They have only just wrapped a movie together, but already Tom Cruise and Steven Spielberg are talking about working together again. The two giants of the silver screen, who finished filming the sci-fi thriller Minority Report recently, have expressed more than an interest in the World War II drama Ghost Soldiers, a true account of a rescue attempt by US Army Rangers on a Japanese prisoner of war camp.
Tom, the highest-paid actor in the world, is expected to take the role of Colonel Henry A Mucci, the mission leader who accused the US army of abandoning its soldiers who, with their backs to the sea were forced to surrender to the Japanese troops. It is not the first foray into Second World War history for Spielberg, however. The bearded film director is probably best-known for the gritty Saving Private Ryan and, more recently, the epic TV series Band Of Brothers, in which he collaborated with another Hollywood Tom – this time, Tom Hanks.

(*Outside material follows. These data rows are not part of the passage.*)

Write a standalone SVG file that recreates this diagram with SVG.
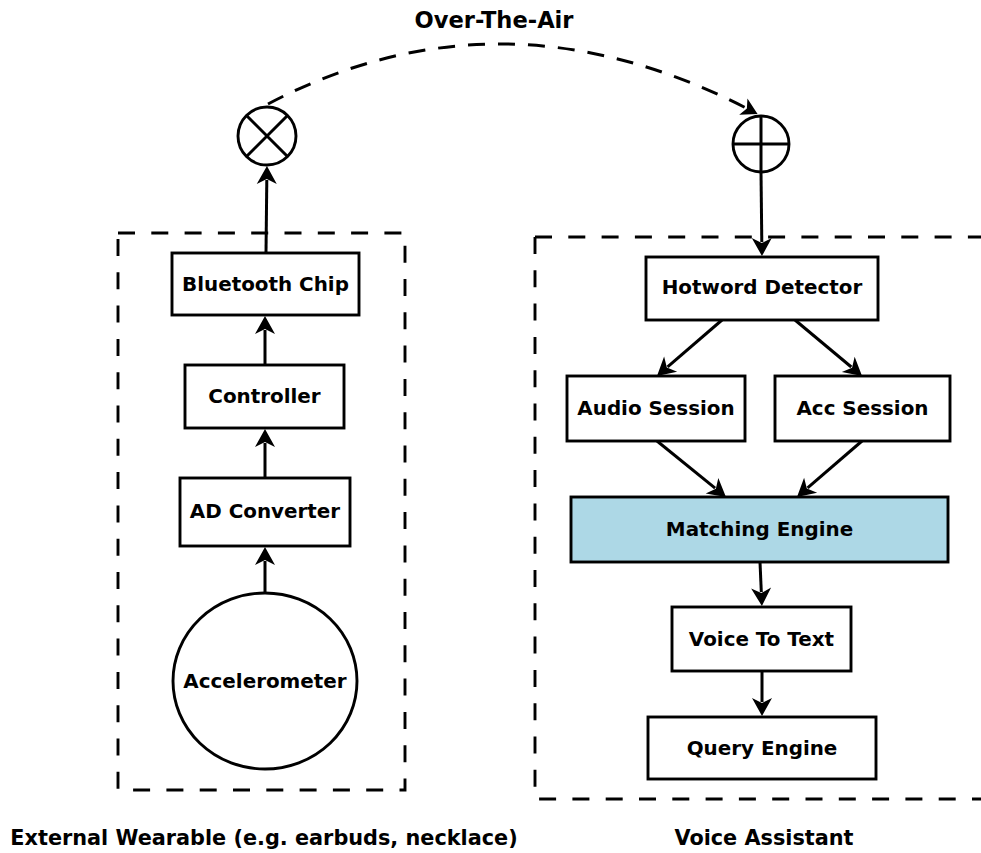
<svg xmlns="http://www.w3.org/2000/svg" width="981" height="853" viewBox="0 0 981 853">
<style>
text{font-family:"DejaVu Sans","Liberation Sans",sans-serif;font-weight:bold;fill:#000;text-anchor:middle}
.node{font-size:19.9px}
.lbl{font-size:20.8px}
.title{font-size:22.6px}
.box{fill:#fff;stroke:#000;stroke-width:2.9}
.hl{fill:#ADD8E6}
.cluster{fill:none;stroke:#000;stroke-width:2.9;stroke-dasharray:17 16.3}
.edge{fill:none;stroke:#000;stroke-width:3}
.dash{stroke-dasharray:17 13}
</style>
<defs>
<marker id="arr" markerUnits="userSpaceOnUse" orient="auto" overflow="visible" refX="4" refY="0" markerWidth="20" markerHeight="20">
<path d="M18,0 L0,-10 L5,0 L0,10 Z" fill="#000"/>
</marker>
<marker id="arrS" markerUnits="userSpaceOnUse" orient="auto" overflow="visible" refX="3" refY="0" markerWidth="20" markerHeight="20">
<path d="M16,0 L0,-9 L4,0 L0,9 Z" fill="#000"/>
</marker>
</defs>
<rect width="981" height="853" fill="#fff"/>

<g id="clusters">
<path class="cluster" d="M118,233 L405,233 L405,790 L118,790 Z"/>
<path class="cluster" d="M535,237 L990,237 M535,237 L535,799 L990,799"/>
</g>

<g id="connectors">
<path class="edge" d="M265,595 L265,561" marker-end="url(#arr)"/>
<path class="edge" d="M265,478 L265,443" marker-end="url(#arr)"/>
<path class="edge" d="M265,365 L265,330" marker-end="url(#arr)"/>
<path class="edge" d="M266,253 L266.8,180" marker-end="url(#arr)"/>
<path class="edge" d="M761,172 L761.8,242" marker-end="url(#arr)"/>
<path class="edge" d="M722,320 L667.6,366.8" marker-end="url(#arr)"/>
<path class="edge" d="M795,320 L851.3,367" marker-end="url(#arr)"/>
<path class="edge" d="M657,441 L715.1,488.2" marker-end="url(#arr)"/>
<path class="edge" d="M862,441 L807.6,487.9" marker-end="url(#arr)"/>
<path class="edge" d="M760,562 L761.3,592" marker-end="url(#arr)"/>
<path class="edge" d="M762,671 L762,702" marker-end="url(#arr)"/>
<path class="edge dash" d="M268,104 Q500,-18 746,108" marker-end="url(#arrS)"/>
</g>

<g id="mixer">
<circle class="box" cx="267" cy="136" r="29"/>
<path class="edge" d="M246.5,115.5 L287.5,156.5 M287.5,115.5 L246.5,156.5"/>
</g>
<g id="receiver">
<circle class="box" cx="761" cy="144" r="28"/>
<path class="edge" d="M733,144 L789,144 M761,116 L761,172"/>
</g>

<g id="bluetooth">
<rect class="box" x="172" y="253" width="187" height="62"/>
<text class="node" x="265.5" y="291">Bluetooth Chip</text>
</g>
<g id="controller">
<rect class="box" x="185" y="365" width="159" height="63"/>
<text class="node" x="264.5" y="403">Controller</text>
</g>
<g id="adconverter">
<rect class="box" x="180" y="478" width="170" height="68"/>
<text class="node" x="265" y="518">AD Converter</text>
</g>
<g id="accelerometer">
<ellipse class="box" cx="265" cy="681" rx="92" ry="88"/>
<text class="node" x="265" y="688">Accelerometer</text>
</g>

<g id="hotword">
<rect class="box" x="646" y="257" width="232" height="63"/>
<text class="node" x="762" y="294">Hotword Detector</text>
</g>
<g id="audiosession">
<rect class="box" x="567" y="376" width="178" height="65"/>
<text class="node" x="656" y="415">Audio Session</text>
</g>
<g id="accsession">
<rect class="box" x="775" y="376" width="175" height="65"/>
<text class="node" x="862.5" y="415">Acc Session</text>
</g>
<g id="matching">
<rect class="box hl" x="571" y="497" width="377" height="65"/>
<text class="node" x="759.5" y="536">Matching Engine</text>
</g>
<g id="voicetotext">
<rect class="box" x="672" y="607" width="179" height="64"/>
<text class="node" x="761.5" y="646">Voice To Text</text>
</g>
<g id="queryengine">
<rect class="box" x="648" y="717" width="228" height="62"/>
<text class="node" x="762" y="755">Query Engine</text>
</g>

<g id="labels">
<text class="title" x="494" y="28">Over-The-Air</text>
<text class="lbl" x="264" y="845">External Wearable (e.g. earbuds, necklace)</text>
<text class="lbl" x="764" y="845">Voice Assistant</text>
</g>
</svg>
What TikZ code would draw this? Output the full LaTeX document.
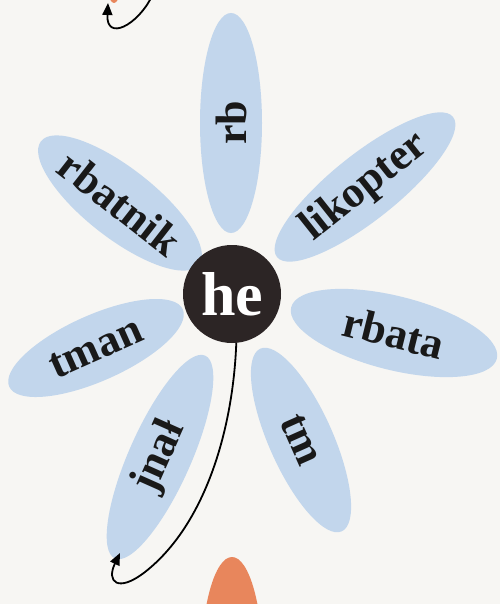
\documentclass[tikz,border=0pt]{standalone}
\usepackage{fontspec}
\setmainfont{Liberation Serif}
\usepackage{tikz}
\usetikzlibrary{shapes.geometric, arrows.meta}
\definecolor{petalblue}{RGB}{194,214,236}
\definecolor{petalorange}{RGB}{232,134,92}
\definecolor{centerdark}{RGB}{44,37,37}
\definecolor{paper}{RGB}{247,246,243}

\begin{document}
\begin{tikzpicture}[x=1pt, y=-1pt,
  petal/.style={ellipse, fill=petalblue, inner sep=0pt, text=black!90,
    font=\fontsize{44}{48}\selectfont\bfseries},
  link/.style={line width=1.8pt, -{Triangle[length=12pt, width=10pt]}}]
  \useasboundingbox (0,0) rectangle (500,604);
  \clip (0,0) rectangle (500,604);
  \fill[paper] (0,0) rectangle (500,604);
  \fill[petalorange] (114,-40) ellipse [x radius=10, y radius=43];
  \fill[petalorange] (232,667) ellipse [x radius=31, y radius=110];
  \node[petal, minimum width=220pt, minimum height=62pt, rotate=90] (rb) at (231,123) {rb};
  \node[petal, minimum width=180pt, minimum height=70pt, rotate=-38] (rbatnik) at (120,203) {rbatnik};
  \node[petal, minimum width=225pt, minimum height=66pt, rotate=38.5] (likopter) at (365,187) {likopter};
  \node[petal, minimum width=212pt, minimum height=74pt, rotate=-14] (rbata) at (394,333) {rbata};
  \node[petal, minimum width=190pt, minimum height=66pt, rotate=24] (tman) at (96,348) {tman};
  \node[petal, minimum width=222pt, minimum height=62pt, rotate=66] (jnal) at (160,457) {jnał};
  \node[petal, minimum width=200pt, minimum height=64pt, rotate=-66] (tm) at (301,440) {tm};
  \node[circle, fill=centerdark, minimum size=98pt, inner sep=0pt, text=white,
    font=\fontsize{62}{66}\selectfont\bfseries] (he) at (232,294) {he};
  \coordinate (jtip) at (120,553);
  \coordinate (toptip) at (108,3);
  \draw[link] (he.-85) .. controls (233,430) and (205,525) .. (145,572)
    .. controls (118,593) and (106,582) .. (jtip);
  \draw[link] (152,-4) .. controls (138,25) and (106,42) .. (toptip);
\end{tikzpicture}
\end{document}
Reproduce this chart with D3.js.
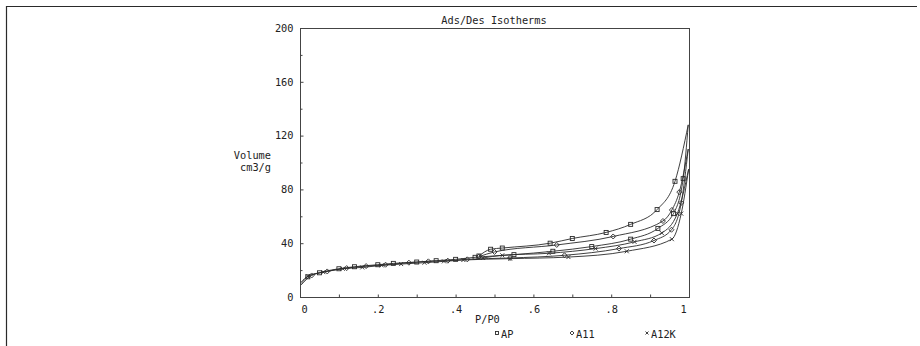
<!DOCTYPE html>
<meta charset="utf-8">
<style>
body { margin: 0; background: #fff; }
svg { display: block; }
text { font-family: "DejaVu Sans Mono", monospace; font-size: 10.3px; fill: #222; }
</style>
<body>
<svg width="920" height="346"></svg>
<script src="https://d3js.org/d3.v7.min.js"></script>
<script>

// --- data (relative pressure P/P0 vs volume cm3/g) ---
var apAdsP   = [0.003, 0.02, 0.05, 0.1, 0.14, 0.2, 0.24, 0.3, 0.35, 0.4, 0.45, 0.55, 0.65, 0.75, 0.85, 0.92, 0.96, 0.985, 0.998];
var apAdsV   = [10, 15, 18, 21, 22.5, 24, 25, 26, 27, 28, 29.5, 31.5, 34, 37.5, 43, 51, 62, 88, 128];
var apDesP   = [0.46, 0.49, 0.52, 0.643, 0.7, 0.787, 0.85, 0.918, 0.964, 0.998];
var apDesV   = [30.5, 35.5, 36.4, 40, 43.5, 48, 54, 65, 86, 128];

var a11AdsP  = [0.003, 0.03, 0.07, 0.12, 0.17, 0.22, 0.28, 0.33, 0.38, 0.43, 0.54, 0.68, 0.82, 0.91, 0.955, 0.98, 0.998];
var a11AdsV  = [9, 16, 19, 21.5, 23, 24, 25.5, 26.5, 27, 28, 29, 31, 36, 42, 50, 70, 110];
var a11DesP  = [0.46, 0.5, 0.66, 0.805, 0.933, 0.956, 0.975, 0.998];
var a11DesV  = [30, 33.5, 38.7, 45, 56.5, 64.7, 78, 110];

var a12kAdsP = [0.003, 0.02, 0.06, 0.11, 0.16, 0.21, 0.26, 0.32, 0.37, 0.42, 0.54, 0.69, 0.84, 0.956, 0.98, 0.999];
var a12kAdsV = [11, 15.5, 18.5, 21, 22, 23.5, 24.5, 25.5, 26.5, 27.5, 28.5, 29.7, 34, 43, 62, 95];
var a12kDesP = [0.47, 0.52, 0.64, 0.76, 0.86, 0.93, 0.97, 0.999];
var a12kDesV = [29, 31, 32.5, 36, 41, 47.6, 62, 95];

var seriesNames = ["AP", "A11", "A12K"];
var xTicks = [0, 0.2, 0.4, 0.6, 0.8, 1];
var yTicks = [0, 40, 80, 120, 160, 200];

var svg = d3.select("svg");
var ink = "#2a2a2a";

var x = d3.scaleLinear().domain([0, 1]).range([300, 689]);
var y = d3.scaleLinear().domain([0, 200]).range([297, 28]);

// outer frame (only left and top edges show)
svg.append("path")
    .attr("d", "M6.5,346V6.5H917")
    .attr("fill", "none").attr("stroke", ink).attr("stroke-width", 1.2);

// plot box
svg.append("rect")
    .attr("x", x(0) + 0.5).attr("y", y(200) + 0.5)
    .attr("width", x(1) - x(0)).attr("height", y(0) - y(200))
    .attr("fill", "none").attr("stroke", "#444").attr("stroke-width", 1);

// y axis
var yAxis = svg.append("g").attr("transform", "translate(" + (x(0) + 0.5) + ",0)")
    .call(d3.axisLeft(y).tickValues(yTicks).tickSize(-3).tickPadding(7).tickFormat(d3.format("d")));
var yMinor = svg.append("g").attr("transform", "translate(" + (x(0) + 0.5) + ",0)")
    .call(d3.axisLeft(y).tickValues([20, 60, 100, 140, 180]).tickSize(-2).tickFormat(""));

// x axis
var xAxis = svg.append("g").attr("transform", "translate(0," + (y(0) + 0.5) + ")")
    .call(d3.axisBottom(x).tickValues(xTicks).tickSize(-3).tickPadding(8)
      .tickFormat(function(d) { return d == 0 ? "0" : d == 1 ? "1" : d3.format(".1f")(d).replace(/^0/, ""); }));
var xMinor = svg.append("g").attr("transform", "translate(0," + (y(0) + 0.5) + ")")
    .call(d3.axisBottom(x).tickValues([0.1, 0.3, 0.5, 0.7, 0.9]).tickSize(-3).tickFormat(""));

svg.selectAll(".domain").remove();
svg.selectAll(".tick line").attr("stroke", "#444");
svg.selectAll(".tick text").attr("fill", ink).style("font-family", "DejaVu Sans Mono, monospace").style("font-size", "10.3px");
xAxis.selectAll(".tick text").attr("dx", function(d) { return d == 0 ? 4 : d == 1 ? -6 : 0; });

// titles
svg.append("text").attr("x", 494).attr("y", 24).attr("text-anchor", "middle").text("Ads/Des Isotherms");
svg.append("text").attr("x", 271).attr("y", 159).attr("text-anchor", "end").text("Volume");
svg.append("text").attr("x", 271).attr("y", 171).attr("text-anchor", "end").text("cm3/g");
svg.append("text").attr("x", 475).attr("y", 323).text("P/P0");

// markers
function marker(g, kind, cx, cy, s) {
  if (kind == 0) {
    g.append("rect").attr("x", cx - s).attr("y", cy - s).attr("width", 2 * s).attr("height", 2 * s)
      .attr("fill", "none").attr("stroke", ink).attr("stroke-width", 0.9);
  } else if (kind == 1) {
    g.append("path").attr("d", "M" + cx + "," + (cy - s - 0.5) + "L" + (cx + s + 0.5) + "," + cy + "L" + cx + "," + (cy + s + 0.5) + "L" + (cx - s - 0.5) + "," + cy + "Z")
      .attr("fill", "none").attr("stroke", ink).attr("stroke-width", 0.9);
  } else {
    g.append("path").attr("d", "M" + (cx - s) + "," + (cy - s) + "L" + (cx + s) + "," + (cy + s) + "M" + (cx + s) + "," + (cy - s) + "L" + (cx - s) + "," + (cy + s))
      .attr("fill", "none").attr("stroke", ink).attr("stroke-width", 0.9);
  }
}

var branches = [
  { kind: 0, p: apAdsP,   v: apAdsV },
  { kind: 0, p: apDesP,   v: apDesV },
  { kind: 1, p: a11AdsP,  v: a11AdsV },
  { kind: 1, p: a11DesP,  v: a11DesV },
  { kind: 2, p: a12kAdsP, v: a12kAdsV },
  { kind: 2, p: a12kDesP, v: a12kDesV }
];

var line = d3.line()
    .x(function(d) { return x(d[0]); })
    .y(function(d) { return y(d[1]); })
    .curve(d3.curveMonotoneX);

branches.forEach(function(b) {
  var pts = b.p.map(function(p, i) { return [p, b.v[i]]; });
  svg.append("path").datum(pts)
    .attr("d", line)
    .attr("fill", "none").attr("stroke", ink).attr("stroke-width", 0.9);
  var g = svg.append("g");
  pts.forEach(function(d) {
    if (d[0] > 0.01 && d[0] < 0.99) marker(g, b.kind, x(d[0]), y(d[1]), 2);
  });
});

// legend
var legendX = [497, 572, 647];
seriesNames.forEach(function(name, i) {
  var g = svg.append("g");
  marker(g, i, legendX[i], 333, 1.5);
  svg.append("text").attr("x", legendX[i] + 4).attr("y", 338).text(name);
});

</script>
</body>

The Cruisester has already signed up the rights of the best-selling account of the rescue, Soldiers, written by Hampton Sides, and he and his producing partner Paul Wagner have wasted no time in commissioning a first draft.
Of the troops that survived the Bataan Death March, a 75-mile trek to Camp Cabanatuan, situated deep in the Philippines jungle, a further 2,500 did not survive the liberation, in which all 513 prisoners escaped after the Army Rangers killed all the camp guards during their rescue.